L'avenir de l'ex-SNCM se joue à nouveau jeudi devant le tribunal de commerce de Marseille, trois mois après la reprise de la compagnie maritime par l'entrepreneur corse Rocca, porteur aujourd'hui d'un projet radicalement différent de celui choisi par la justice en novembre.
Deux audiences distinctes sont prévues à Marseille: le matin, la juridiction a examiné la légalité de Corsica Linea, une nouvelle liaison Corse-continent
lancée - au moment même où Patrick Rocca prenait officiellement les rênes de l'ex-SNCM -, par un candidat malheureux à la reprise, le consortium d'entrepreneurs corses Corsica Maritima.
C'est au nom d'une clause de non-concurrence signée par les candidats à la reprise de la SNCM, et à laquelle devait donc se soumettre Corsica Maritima, que le secrétaire du CE et les administrateurs judiciaires ont déposé un recours visant cette ligne de fret, baptisée Corsica Linea. La tribunal rendra sa décision lundi dans ce dossier.
Mais l'audience la plus cruciale doit avoir lieu dans l'après-midi : le 20 novembre, dans son jugement, le tribunal de commerce de Marseille laissait jusqu'au mois de mars à l'entrepreneur corse - à la tête d'une trentaine de sociétés insulaires dans le transport, l'immobilier ou les déchets - pour réunir
les fonds nécessaires à l'achat des navires de l'ex compagnie publique.
A l'heure actuelle, rien n'a encore été fait dans ce sens. A la demande des administrateurs judiciaires de la SNCM, le tribunal de commerce
va donc demander à M. Rocca s'il est en mesure de finaliser la transaction. Selon les syndicats de l'entreprise, la Caisse d'épargne Alpes-Provence rechignerait à lui prêter les 15 millions d'euros nécessaires, malgré un engagement de la banque qui avait permis au groupe Rocca d'emporter l'appel d'offre.
La frilosité du banquier pourrait s'expliquer notamment, toujours selon les syndicats, par la création de la Corsica Linea, visée dans la procédure de mardi matin.
"Tout est possible"
Mais le dossier a récemment pris une tournure rocambolesque, avec l'annonce récente par les adversaires d'hier - Patrick Rocca et François Padrona, à la tête de Corcica Maritima - de fusionner MCM/Maritima Ferries, le nouveau nom de la SNCM, et Corsica Linea.La manoeuvre prendrait en fait la forme d'une absorption de MCM/Maritima par Corsica Maritima, pour former une entité qui prendrait le nom commercial de Corsica Linea.

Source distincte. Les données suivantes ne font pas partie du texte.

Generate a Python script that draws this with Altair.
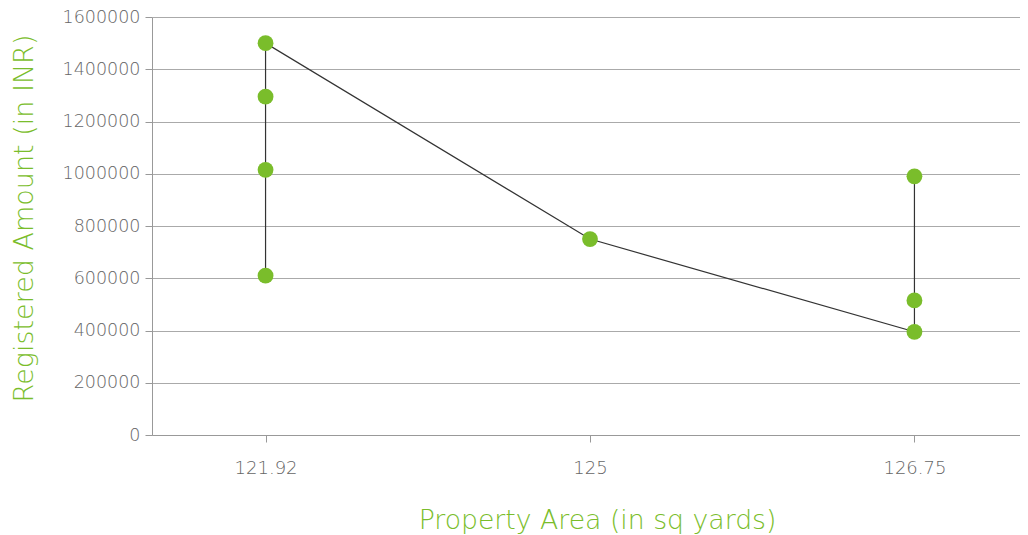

Selon les termes de l'accord conclu, la compagnie de M. Rocca céderait 100% de ses actions à CM Holding (Corsica Maritima).
La volonté c'est de se trouver un modèle qui va durer et qui va être rassurant pour tous les salariés, dans l'intérêt général de l'entreprise", a assuré Patrick Rocca mercredi lors d'un comité d'entreprise.
Mais là encore, le tribunal de commerce devrait avoir son mot à dire, assurent des syndicalistes: ce changement de capital "n'est pas conforme au jugement du tribunal de commerce du 20 novembre", estime le représentant de la CFE-CGC, Pierre Maupoint de Vandeul.
Selon ce représentant du personnel, "tout est possible aujourd'hui": la liquidation, le redressement judiciaire, voire un nouvel appel d'offre, faisant craindre un nouveau plan social, pour une compagnie dont 900 salariés sur environ 1.400 ont été repris par Patrick Rocca.
Un "partenariat public"
De fait, le tribunal examinera indirectement dès jeudi après-midi la nouvelle configuration issue de l'association annoncée avec le consortium de François Padrona - seul moyen pour Patrick Rocca de réussir à boucler le financement de son offre de reprise de la SNCM.
Enfin, un dernier acteur déterminant est à la manoeuvre: la Collectivité territoriale de Corse (CTC), dirigée depuis leur victoire historique lors des élections territoriales de décembre par les nationalistes, a présenté fin janvier à Ajaccio un protocole d'accord sur la création d'ici à l'été d'une compagnie maritime insulaire, organisée "autour d'un partenariat public".